With less work to do in the S20 than the S20 Ultra, the processor could feel actually more at home in the base S20 than the S20 Ultra, with all its bells and whistles. The phone packs a 4,000mAh battery, which will do at the very least a full day of moderate use, but it's not quite the workhorse of the S20 Ultra, which rocks a huge 5,000mAh battery.
Is there so much difference in the power consumption of the Ultra that it merits such an increase, or has the S20 been shafted a little on the battery front in order to make the Ultra seem more premium? We'll only know once we get a few days with the phone, to figure out how the battery holds up from new.
The phone also includes the now-familiar underscreen fingerprint sensor and facial recognition of its predecessors. 5G support for the phone is available, but its unclear yet whether there will be a 4G-only version of the Samsung Galaxy S20.
Samsung Galaxy S20 review: Price and release date
The Samsung Galaxy S20 pre-order date, like the rest of its range, is 11th of February, 2020. This is the date when pre-orders for the phone will open, with the available pre-order period last until March 8th.

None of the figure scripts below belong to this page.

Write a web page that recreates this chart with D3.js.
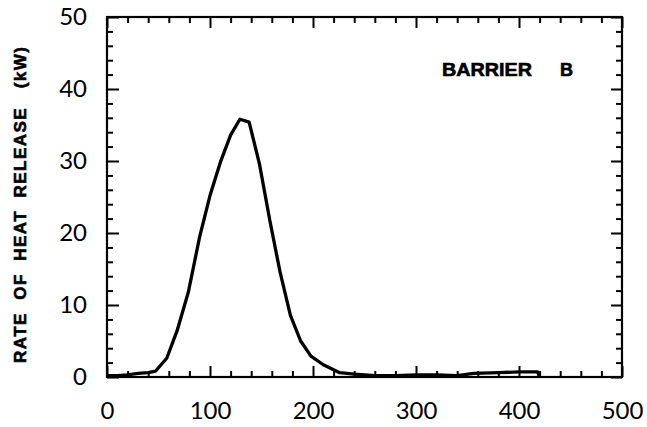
<!DOCTYPE html>
<html>
<head>
<meta charset="utf-8">
<script src="https://cdn.jsdelivr.net/npm/d3@7"></script>
<style>
  html, body { margin: 0; padding: 0; background: #fff; }
  svg { display: block; }
  .tick text { font-family: Lato, "DejaVu Sans", sans-serif; font-weight: 400; font-size: 24px; fill: #000; }
  .lbl { font-family: "Liberation Sans", Arial, sans-serif; font-weight: bold; fill: #000; stroke: #000; stroke-width: 0.6; white-space: pre; }
</style>
</head>
<body>
<script>
// Heat release rate history for barrier B
const timeSec = [0, 10, 20, 30, 40, 47, 58, 68, 79, 90, 100, 110, 120, 129, 138, 148, 158, 168, 178, 188, 198, 210, 226, 240, 260, 280, 300, 320, 340, 356, 380, 400, 418, 420];
const hrrKW   = [0.2, 0.2, 0.3, 0.5, 0.6, 0.8, 2.6, 6.4, 11.8, 19.5, 25.2, 29.8, 33.6, 35.8, 35.4, 29.6, 21.8, 14.6, 8.6, 5.0, 2.9, 1.7, 0.6, 0.4, 0.2, 0.2, 0.3, 0.3, 0.2, 0.5, 0.6, 0.7, 0.7, 0];

const xTicks = [0, 100, 200, 300, 400, 500];
const yTicks = [0, 10, 20, 30, 40, 50];
const yTitle = "RATE  OF  HEAT  RELEASE   (kW)";
const panelWord = "BARRIER";
const panelLetter = "B";

const W = 647, H = 427;
const m = { left: 107, top: 17, right: 25, bottom: 50 };
const iw = W - m.left - m.right, ih = H - m.top - m.bottom;

const svg = d3.select("body").append("svg").attr("width", W).attr("height", H);
const g = svg.append("g").attr("transform", `translate(${m.left},${m.top})`);

const x = d3.scaleLinear().domain([0, 500]).range([0, iw]);
const y = d3.scaleLinear().domain([0, 50]).range([ih, 0]);

const xMinor = d3.range(0, 501, 20).filter(v => v % 100 !== 0);
const yMinor = d3.range(0, 51, 2).filter(v => v % 10 !== 0);

function style(sel) {
  sel.select(".domain").remove();
  sel.selectAll(".tick line").attr("stroke", "#000").attr("stroke-width", 2);
}

// bottom: labelled major ticks + minor ticks, all pointing inward
g.append("g").attr("transform", `translate(0,${ih})`)
  .call(d3.axisBottom(x).tickValues(xTicks).tickSizeInner(-11).tickSizeOuter(0).tickPadding(25).tickFormat(d3.format("d")))
  .call(style);
g.append("g").attr("transform", `translate(0,${ih})`)
  .call(d3.axisBottom(x).tickValues(xMinor).tickSizeInner(-6).tickSizeOuter(0).tickFormat(""))
  .call(style);
// top
g.append("g")
  .call(d3.axisTop(x).tickValues(xTicks).tickSizeInner(-11).tickSizeOuter(0).tickFormat(""))
  .call(style);
g.append("g")
  .call(d3.axisTop(x).tickValues(xMinor).tickSizeInner(-6).tickSizeOuter(0).tickFormat(""))
  .call(style);
// left
g.append("g")
  .call(d3.axisLeft(y).tickValues(yTicks).tickSizeInner(-12).tickSizeOuter(0).tickPadding(20).tickFormat(d3.format("d")))
  .call(style);
g.append("g")
  .call(d3.axisLeft(y).tickValues(yMinor).tickSizeInner(-6).tickSizeOuter(0).tickFormat(""))
  .call(style);
// right
g.append("g").attr("transform", `translate(${iw},0)`)
  .call(d3.axisRight(y).tickValues(yTicks).tickSizeInner(-11).tickSizeOuter(0).tickFormat(""))
  .call(style);
g.append("g").attr("transform", `translate(${iw},0)`)
  .call(d3.axisRight(y).tickValues(yMinor).tickSizeInner(-6).tickSizeOuter(0).tickFormat(""))
  .call(style);

// frame
g.append("rect").attr("width", iw).attr("height", ih)
  .attr("fill", "none").attr("stroke", "#000").attr("stroke-width", 2.2);

// curve
const pts = timeSec.map((t, i) => [t, hrrKW[i]]);
g.append("path").datum(pts)
  .attr("fill", "none").attr("stroke", "#000").attr("stroke-width", 3.3)
  .attr("stroke-linejoin", "round")
  .attr("d", d3.line().x(d => x(d[0])).y(d => y(d[1])));

// panel label
svg.append("text").attr("class", "lbl").attr("x", 442).attr("y", 76)
  .attr("font-size", 18).attr("textLength", 90).attr("lengthAdjust", "spacingAndGlyphs").text(panelWord);
svg.append("text").attr("class", "lbl").attr("x", 560).attr("y", 76)
  .attr("font-size", 18).attr("textLength", 13).attr("lengthAdjust", "spacingAndGlyphs").text(panelLetter);

// y-axis title
svg.append("text").attr("class", "lbl")
  .attr("transform", "translate(26,363) rotate(-90)")
  .attr("font-size", 17).attr("textLength", 316).attr("lengthAdjust", "spacing")
  .text(yTitle);
</script>
</body>
</html>
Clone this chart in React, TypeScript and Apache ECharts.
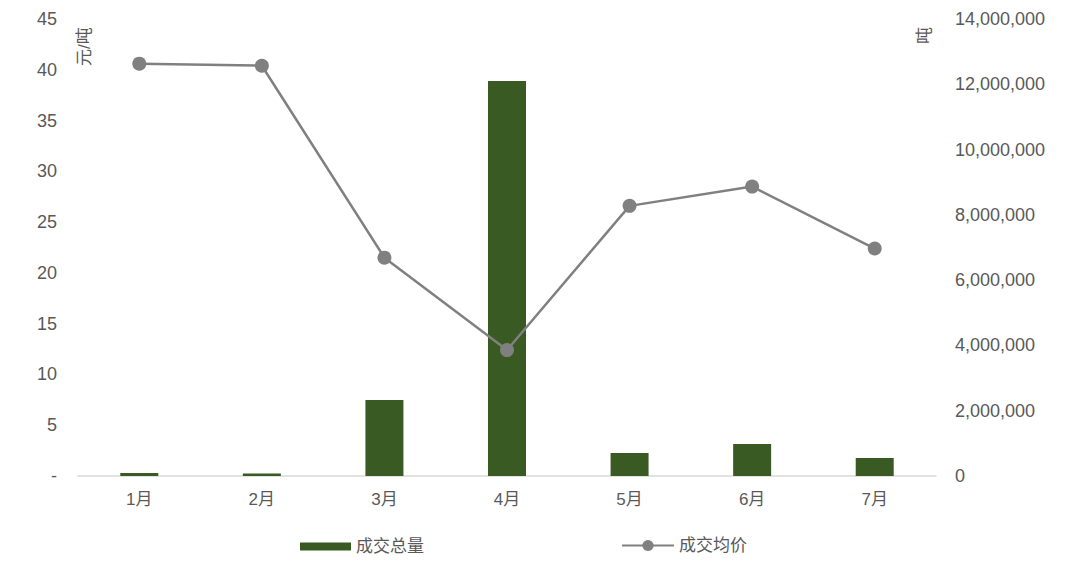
import React, { useEffect, useRef } from "react";
import * as echarts from "echarts";

const months = ["1月", "2月", "3月", "4月", "5月", "6月", "7月"];
const volume = [90000, 80000, 2330000, 12100000, 705000, 980000, 550000];
const avgPrice = [40.6, 40.4, 21.5, 12.4, 26.6, 28.5, 22.4];

const leftTicks = { min: 0, max: 45, interval: 5 };
const rightTicks = { min: 0, max: 14000000, interval: 2000000 };

const BAR_COLOR = "#3a5a24";
const LINE_COLOR = "#808080";
const TEXT_COLOR = "#595959";
const FONT = "Liberation Sans, Noto Sans CJK SC, sans-serif";

export default function App() {
  const ref = useRef<HTMLDivElement>(null);

  useEffect(() => {
    if (!ref.current) return;
    const chart = echarts.init(ref.current, undefined, { renderer: "svg" });
    chart.setOption({
      animation: false,
      textStyle: { fontFamily: FONT },
      grid: { left: 78, right: 135, top: 19, bottom: 90, containLabel: false },
      legend: [
        {
          data: [{ name: "成交总量", icon: "rect" }],
          left: 300,
          top: 538,
          padding: 0,
          itemWidth: 51,
          itemHeight: 8,
          itemGap: 6,
          textStyle: { color: TEXT_COLOR, fontSize: 17, fontFamily: FONT },
        },
        {
          data: ["成交均价"],
          left: 621,
          top: 537,
          padding: 0,
          itemWidth: 52,
          itemHeight: 14,
          textStyle: { color: TEXT_COLOR, fontSize: 17, fontFamily: FONT },
        },
      ],
      xAxis: {
        type: "category",
        data: months,
        axisLine: { lineStyle: { color: "#d9d9d9", width: 1.5 } },
        axisTick: { show: false },
        axisLabel: { color: TEXT_COLOR, fontSize: 17, margin: 15 },
      },
      yAxis: [
        {
          type: "value",
          ...leftTicks,
          splitLine: { show: false },
          axisLine: { show: false },
          axisTick: { show: false },
          axisLabel: {
            color: TEXT_COLOR,
            fontSize: 18,
            margin: 21,
            formatter: (v: number) => (v === 0 ? "-" : String(v)),
          },
        },
        {
          type: "value",
          ...rightTicks,
          splitLine: { show: false },
          axisLine: { show: false },
          axisTick: { show: false },
          axisLabel: {
            color: TEXT_COLOR,
            fontSize: 18,
            margin: 19,
            formatter: (v: number) => v.toLocaleString("en-US"),
          },
        },
      ],
      graphic: [
        {
          type: "text",
          x: 76,
          y: 66,
          rotation: Math.PI / 2,
          style: { text: "元/吨", fill: TEXT_COLOR, fontSize: 17, fontFamily: FONT },
        },
        {
          type: "text",
          x: 916,
          y: 44,
          rotation: Math.PI / 2,
          style: { text: "吨", fill: TEXT_COLOR, fontSize: 17, fontFamily: FONT },
        },
      ],
      series: [
        {
          name: "成交总量",
          type: "bar",
          yAxisIndex: 1,
          data: volume,
          barWidth: 38,
          itemStyle: { color: BAR_COLOR },
        },
        {
          name: "成交均价",
          type: "line",
          yAxisIndex: 0,
          data: avgPrice,
          symbol: "circle",
          symbolSize: 14,
          lineStyle: { color: LINE_COLOR, width: 2.5 },
          itemStyle: { color: LINE_COLOR },
        },
      ],
    });
    return () => chart.dispose();
  }, []);

  return <div ref={ref} style={{ width: 1071, height: 566, margin: -8 }} />;
}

To incentivise customers to pre-order, Samsung is giving away a free pair of Samsung Galaxy Buds+ true wireless earphones along with the purchase, and will also receive their phone a few days earlier than general release – which, if you were wondering, is March 13th. Prices start at £799.
Samsung Galaxy S11 review: Early Verdict
At this early stage, the Samsung Galaxy S20 is a fine improvement over its older sibling, the Samsung Galaxy S10 – although it hasn't reinvented the wheel. It shows off advancement in every way, as a flagship should, and its crisp picture, flowing refresh rate and first-rate camera will ensure the device is a hit.
However, there's a long way for the device to go yet. All this has been gleaned from our too-short time with the phone. To review it properly, we'll need to spend some more time with the device in our pocket, figuring out how the handset fits in our day-to-day life. For example, will the incredible 120Hz refresh rate prove too draining on the battery, causing us to revert back to 60Hz? How will the camera features fare during more rigorous testing?
It's questions like these that we'll need more time to answer. For now, colour us impressed with what we've seen – but we acknowledge having only seen a fraction of what it can do.